I'm studying Hermite interpolation and I want to know if there is a way of expresing the error. I'm familiar with the result that if $x_0, x_1, \dots x_n$ are distinct points and consider the interpolator $p$ in those points then there exists $\eta$ such that: $$ E_n(x) = \frac{f^{(n+1)}(\eta)}{(n+1)!} (x-x_0)(x-x_1)\dots (x-x_n )$$
I think that the result that should be true is that if $q$ is the Hermite polynomial in points $x_0, x_1,\dots x_n$ and that for every $ 0\leq j\leq n$: $$ f(x_j) = q(x_j) , f'(x_j) = q'(x_j), \dots f^{(m_j-1)}(x_j) = q^{(m_j-1)}(x_j) $$ then the error is: $$ E(x) = \frac{f^{(m+1)}(\eta)}{(m+1)!} (x-x_0)^{m_0}(x-x_1)^{m_1}\dots (x-x_n )^{m_n}$$ for some $\eta$ and $m= m_0+ \dots m_n$.
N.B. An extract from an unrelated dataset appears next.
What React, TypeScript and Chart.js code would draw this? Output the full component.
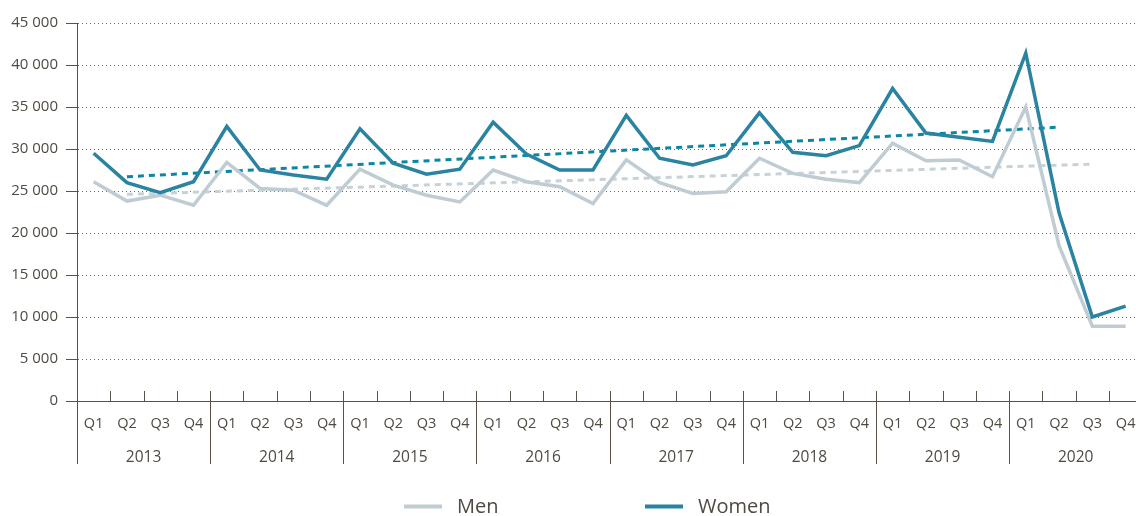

I tried using the idea of the first result to prove the second one, that is for a fixed $x$ I define $$ F(t) = f(t) -q(t) - \frac{f(x)-q(x)}{(x-x_0)^{m_0}(x-x_1)^{m_1}\dots (x-x_n )^{m_n}} (t-x_0)^{m_0}(t-x_1)^{m_1}\dots (t-x_n )^{m_n}$$ And here the first theorem uses Rolle to say that the $n+1$ derivative has a root but for using the same here I would need to get $m$ roots but I have only $n+2$.